The same thing can be said for people. There was the cackling, sarcastic old man in San Antonio who confirmed my preconceived Texan stereotype for a spell until others helped round my thoughts out (see Big Top # 6). There was an early Democratic debate in 1992, when I checked off each introduced challenger as ‘not a problem’ to my choice, Paul Tsongas…. that is until they came to this guy named Bill Clinton. There was Bobby Orr, weaving his way around the ice as if everyone else were standing still, the instant fan in my Brother Fred and me in-turn being aroused in the fall of 1970. There was good friend Kurt, who cut through the din of the more raucous overtures of his roommates, insisting I join them for a game of pool. And there was Nancy, sitting in my chair at a Halloween party in her Indian outfit, instantly shedding the normally apprehensive invisible barrier of mine when it came to breaking the ice with pretty woman (see Big Top # 16).
“I Can’t Explain” was the Who’s introduction to Rock fans and the music industry, but my personal inauguration (in terms of piecing it all together) came 16 years later in 1980 as I watched The Kids Are Alright film (see Big Top # 2).
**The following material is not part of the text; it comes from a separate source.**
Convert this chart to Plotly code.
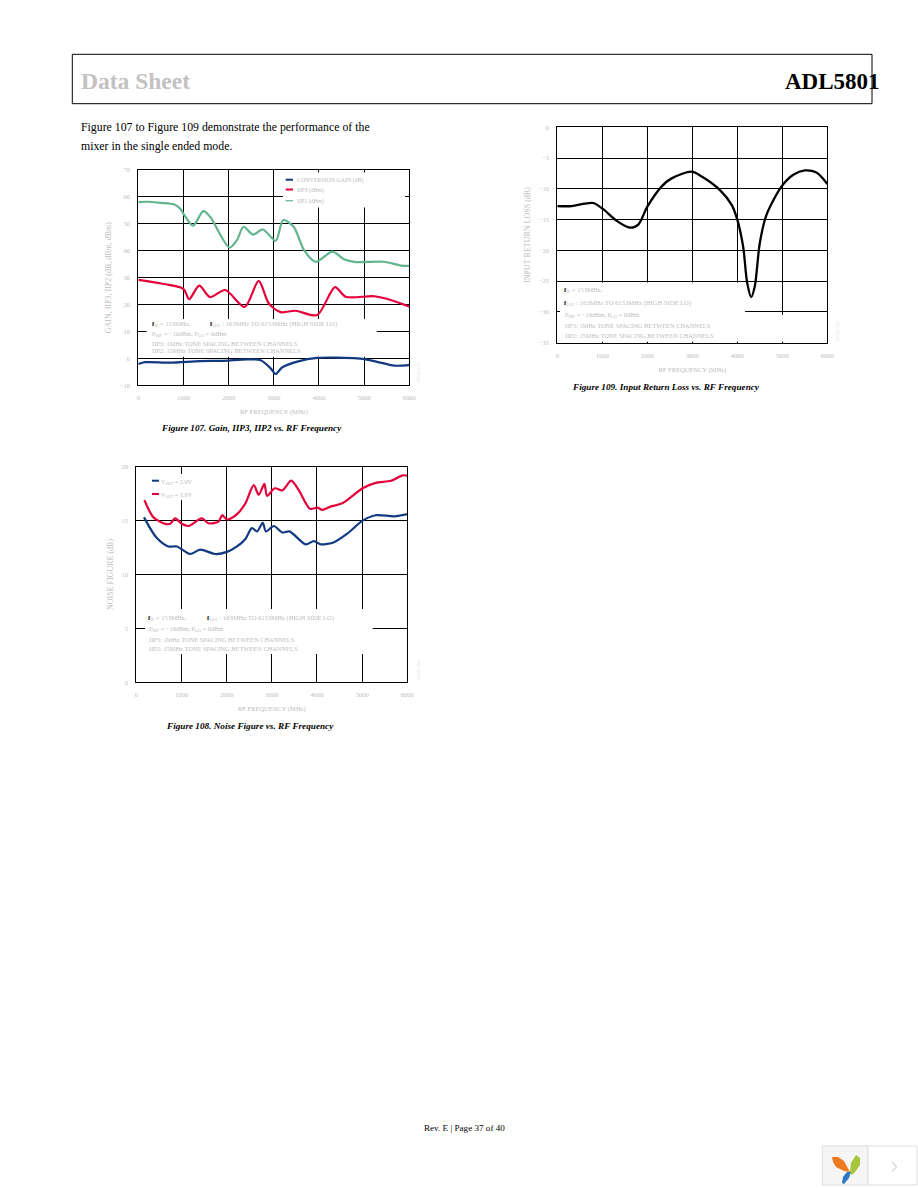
import plotly.graph_objects as go

W, H = 918, 1188

# ---------- Figure 107 ----------
gain_f = [0, 150, 700, 1370, 1890, 2410, 2710, 2930, 3040, 3190, 3520, 3960, 4850, 5220, 5670, 6020]
gain_v = [-2.1, -1.4, -1.6, -1.0, -0.9, -0.4, -0.7, -3.7, -5.8, -3.3, -1.2, 0.2, 0.0, -1.0, -2.7, -2.4]
iip3_f = [0, 925, 1020, 1125, 1350, 1590, 1925, 2355, 2665, 2890, 3150, 3480, 3960, 4355, 4590, 5220, 5590, 6020]
iip3_v = [29.2, 26.4, 25.4, 22.0, 27.0, 22.8, 25.4, 19.1, 28.8, 20.4, 17.2, 17.7, 16.1, 26.5, 22.9, 23.1, 21.7, 19.1]
iip2_f = [0, 200, 500, 800, 925, 1020, 1210, 1440, 1590, 2020, 2185, 2330, 2540, 2760, 3040, 3210, 3440, 3670, 3930, 4300, 4555, 4815, 5440, 5815, 6020]
iip2_v = [58.1, 58.2, 57.8, 57.2, 55.7, 53.2, 49.3, 54.7, 52.6, 41.2, 44.0, 48.9, 46.0, 47.9, 43.7, 51.4, 48.9, 40.2, 35.9, 39.7, 36.8, 35.8, 35.9, 34.5, 34.4]

# ---------- Figure 108 ----------
nf_low_f = [170, 450, 710, 900, 1190, 1415, 1750, 2010, 2230, 2415, 2560, 2675, 2800, 2870, 3045, 3230, 3390, 3750, 3930, 4080, 4380, 4675, 5010, 5300, 5710, 6020]
nf_low_v = [15.3, 13.4, 12.6, 12.6, 11.9, 12.3, 11.9, 12.1, 12.6, 13.3, 14.3, 14.0, 14.8, 14.0, 14.5, 13.9, 14.0, 12.8, 13.1, 12.8, 13.0, 13.8, 15.0, 15.5, 15.4, 15.6]
nf_high_f = [180, 380, 640, 750, 860, 1005, 1155, 1450, 1600, 1820, 1900, 2010, 2230, 2415, 2600, 2710, 2835, 2895, 3065, 3230, 3430, 3600, 3845, 4010, 4120, 4300, 4560, 5010, 5300, 5640, 5900, 6020]
nf_high_v = [16.9, 15.3, 14.7, 14.7, 15.2, 14.7, 14.5, 15.2, 14.75, 14.9, 15.5, 15.1, 15.6, 16.6, 18.3, 17.4, 18.4, 17.3, 18.0, 17.8, 18.7, 17.8, 16.1, 16.2, 16.0, 16.3, 16.6, 18.0, 18.5, 18.7, 19.2, 19.15]

# ---------- Figure 109 ----------
rl_f = [0, 320, 615, 800, 1020, 1320, 1615, 1800, 2000, 2320, 2540, 2985, 3210, 3615, 3875, 4000, 4130, 4220, 4310, 4390, 4500, 4650, 4985, 5245, 5500, 5760, 6000]
rl_v = [-12.8, -12.8, -12.4, -12.3, -13.3, -15.2, -16.3, -15.8, -12.9, -9.6, -8.3, -7.2, -8.0, -10.2, -12.6, -15.0, -19.4, -25.3, -27.6, -25.8, -18.8, -14.2, -9.6, -7.7, -7.0, -7.35, -9.2]

x_ticks = [0, 1000, 2000, 3000, 4000, 5000, 6000]
y1_ticks = [-10, 0, 10, 20, 30, 40, 50, 60, 70]
y2_ticks = [0, 5, 10, 15, 20]
y3_ticks = [0, -5, -10, -15, -20, -25, -30, -35]

BLUE, RED, GREEN, BLACK = "#123a82", "#e4003a", "#63b58f", "#000000"
GREY = "#bdbdbd"
SERIF = "Liberation Serif"

# pixel boxes of the three plot areas: left, right, top, bottom
boxes = {
    "": (138.3, 409.3, 170.0, 385.3, [-10, 70]),
    "2": (136.3, 407.3, 466.7, 682.3, [0, 20]),
    "3": (557.3, 827.3, 127.3, 342.7, [-35, 0]),
}


def px(x):
    return x / W


def py(y):
    return 1 - y / H


fig = go.Figure()


def add(x, y, name, color, ax, width=2.2):
    fig.add_trace(go.Scatter(x=x, y=y, name=name, mode="lines",
                             line=dict(color=color, width=width, shape="spline", smoothing=0.8),
                             xaxis="x" + ax, yaxis="y" + ax, showlegend=False))


add(gain_f, gain_v, "CONVERSION GAIN (dB)", BLUE, "")
add(iip3_f, iip3_v, "IIP3 (dBm)", RED, "")
add(iip2_f, iip2_v, "IIP2 (dBm)", GREEN, "")
add(nf_low_f, nf_low_v, "VSET = 2.0V", BLUE, "2")
add(nf_high_f, nf_high_v, "VSET = 3.6V", RED, "2")
add(rl_f, rl_v, "Input Return Loss", BLACK, "3", 2.3)

titles = {
    "": ("GAIN, IIP3, IIP2 (dB, dBm, dBm)", y1_ticks),
    "2": ("NOISE FIGURE (dB)", y2_ticks),
    "3": ("INPUT RETURN LOSS (dB)", y3_ticks),
}
layout = {}
for ax, (l, r, t, b, yr) in boxes.items():
    common = dict(showgrid=True, gridcolor="#000", gridwidth=1.3, zeroline=False, automargin=False,
                  showline=True, linecolor="#000", linewidth=1.2, mirror=True,
                  ticks="outside", ticklen=6, tickcolor="rgba(0,0,0,0)",
                  tickfont=dict(family=SERIF, size=6.5, color=GREY))
    layout["xaxis" + ax] = dict(common, domain=[px(l), px(r)], range=[0, 6000], tickvals=x_ticks,
                                anchor="y" + ax,
                                title=dict(text="RF FREQUENCY (MHz)", standoff=9,
                                           font=dict(family=SERIF, size=6.5, color=GREY)))
    layout["yaxis" + ax] = dict(common, domain=[py(b), py(t)], range=yr, tickvals=titles[ax][1],
                                anchor="x" + ax,
                                title=dict(text=titles[ax][0], standoff=6,
                                           font=dict(family=SERIF, size=8, color=GREY)))

shapes = []
annots = []


def mask(ax, x0, x1, y0, y1):
    l, r, t, b, yr = boxes[ax]
    dx = lambda p: (p - l) / (r - l) * 6000
    dy = lambda p: yr[1] - (p - t) / (b - t) * (yr[1] - yr[0])
    shapes.append(dict(type="rect", xref="x" + ax, yref="y" + ax, layer="between",
                       x0=dx(x0), x1=dx(x1), y0=dy(y1), y1=dy(y0),
                       fillcolor="#fff", line=dict(width=0)))


mask("", 283, 405, 172.5, 207.5)
mask("", 146.7, 376.7, 319, 356.7)
mask("2", 145, 225, 474, 500)
mask("2", 145, 372.7, 609, 654)
mask("3", 560, 745, 282.5, 341.8)
mask("3", 770, 795, 315, 341.8)


def text(x, y, s, size=6.5, color=GREY, family=SERIF, anchor="left", angle=0):
    annots.append(dict(x=px(x), y=py(y), xref="paper", yref="paper", text=s, showarrow=False,
                       xanchor=anchor, yanchor="middle", textangle=angle,
                       borderpad=0, borderwidth=0,
                       font=dict(family=family, size=size, color=color)))


def hline(x0, x1, y, color, width=1.6):
    shapes.append(dict(type="line", xref="paper", yref="paper", x0=px(x0), x1=px(x1), y0=py(y), y1=py(y),
                       line=dict(color=color, width=width), layer="above"))


# page header
shapes.append(dict(type="rect", xref="paper", yref="paper", x0=px(72.3), x1=px(872), y0=py(103.7), y1=py(54.3),
                   line=dict(color="#000", width=1), layer="below"))
text(81, 81.5, "<b>Data Sheet</b>", 23.5, "#c2c2c2")
text(879.5, 81.5, "<b>ADL5801</b>", 23, "#000", anchor="right")
text(81, 127, "Figure 107 to Figure 109 demonstrate the performance of the", 11.8, "#000")
text(81, 146, "mixer in the single ended mode.", 11.8, "#000")

# figure 107 legend and notes
for y, c, s, w in [(179.7, BLUE, "CONVERSION GAIN (dB)", 2), (189.5, RED, "IIP3 (dBm)", 2), (200.7, GREEN, "IIP2 (dBm)", 1.2)]:
    hline(285.7, 293, y, c, w)
    text(296.5, y + 1, s, 5.9)
F = '<span style="color:#000"><b>f</b></span>'
F_IF = F + "<sub>IF</sub> = 153MHz,"
F_LO = F + "<sub>LO1</sub> : 163MHz TO 6153MHz (HIGH SIDE LO)"
text(152, 324, F_IF, 6.6)
text(210, 324, F_LO, 6.6)
text(152, 333.5, "P<sub>MF</sub> = −10dBm, P<sub>LO</sub> = 0dBm", 6.4)
text(152, 343, "IIP3: 1MHz TONE SPACING BETWEEN CHANNELS", 6.4)
text(152, 351, "IIP2: 15MHz TONE SPACING BETWEEN CHANNELS", 6.4)
text(251, 428, "<b><i>Figure 107. Gain, IIP3, IIP2 vs. RF Frequency</i></b>", 9.2, "#000", anchor="center")
text(418, 372, "09526-107", 4.5, "#e2e2e2", anchor="center", angle=-90)

# figure 108 legend and notes
for y, c, s in [(480.7, BLUE, "V<sub>SET</sub> = 2.0V"), (494, RED, "V<sub>SET</sub> = 3.6V")]:
    hline(152, 159, y, c, 2)
    text(161, y + 1, s, 6.2)
text(148, 618, F_IF, 6.6)
text(207, 618, F_LO, 6.6)
text(149, 628.5, "P<sub>MF</sub> = −10dBm, P<sub>LO</sub> = 0dBm", 6.4)
text(149, 639, "IIP3: 1MHz TONE SPACING BETWEEN CHANNELS", 6.4)
text(149, 648.5, "IIP2: 15MHz TONE SPACING BETWEEN CHANNELS", 6.4)
text(250, 725.5, "<b><i>Figure 108. Noise Figure vs. RF Frequency</i></b>", 9.2, "#000", anchor="center")
text(418, 670, "09526-108", 4.5, "#e2e2e2", anchor="center", angle=-90)

# figure 109 notes
text(564, 290, F_IF, 6.6)
text(564, 303, F_LO, 6.6)
text(565, 315, "P<sub>MF</sub> = −10dBm, P<sub>LO</sub> = 0dBm", 6.4)
text(565, 325.5, "IIP3: 1MHz TONE SPACING BETWEEN CHANNELS", 6.4)
text(565, 335, "IIP2: 15MHz TONE SPACING BETWEEN CHANNELS", 6.4)
text(666, 387, "<b><i>Figure 109. Input Return Loss vs. RF Frequency</i></b>", 9.2, "#000", anchor="center")
text(838, 331, "09526-109", 4.5, "#e2e2e2", anchor="center", angle=-90)

# footer
text(464, 1128, "Rev. E | Page 37 of 40", 9.1, "#000", anchor="center")

# corner badge
for x0, x1, fill in [(822.3, 868, "#f5f5f5"), (868, 917, "#ffffff")]:
    shapes.append(dict(type="rect", xref="paper", yref="paper", x0=px(x0), x1=px(x1), y0=py(1185), y1=py(1146),
                       fillcolor=fill, line=dict(color="#dddddd", width=1), layer="below"))


def pth(pts, fill):
    parts = []
    for i, (x, y) in enumerate(pts):
        parts.append(f"{'M' if i == 0 else 'L'}{px(x):.5f},{py(y):.5f}")
    shapes.append(dict(type="path", xref="paper", yref="paper", path=" ".join(parts) + " Z",
                       fillcolor=fill, line=dict(width=0), layer="above"))


pth([(832, 1157), (838, 1157), (844, 1161), (850, 1172), (844, 1171), (836, 1167), (833, 1162)], "#ee7a1f")
pth([(850, 1172), (851, 1163), (856, 1155), (860, 1158), (860, 1165), (855, 1172), (852, 1175)], "#a5c63b")
pth([(851, 1172), (849, 1178), (844, 1184), (842, 1183), (843, 1177), (847, 1172)], "#2a78c2")
shapes.append(dict(type="path", xref="paper", yref="paper",
                   path=f"M{px(892):.5f},{py(1162):.5f} L{px(896.5):.5f},{py(1167):.5f} L{px(892):.5f},{py(1171.5):.5f}",
                   line=dict(color="#bbbbbb", width=1), layer="above"))

fig.update_layout(width=W, height=H, margin=dict(l=0, r=0, t=0, b=0), autosize=False,
                  plot_bgcolor="rgba(0,0,0,0)", paper_bgcolor="#fff", showlegend=False,
                  shapes=shapes, annotations=annots, **layout)
fig.write_html("out.html", config=dict(displayModeBar=False),
               post_script="document.body.style.margin='0';")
I had no expectations as I walked into the cinema that evening, similar to the low expectations that I had for the Eiffel Tower later in that decade. In both cases, the product pulled through with flying colors. And both events had lasting impact, arguably the most lasting in a lifetime of curious exploration into what this world has to offer. First impressions and expectations: It’s always great to be ready for something, but it’s even better when something magnificent hits you out of the blue.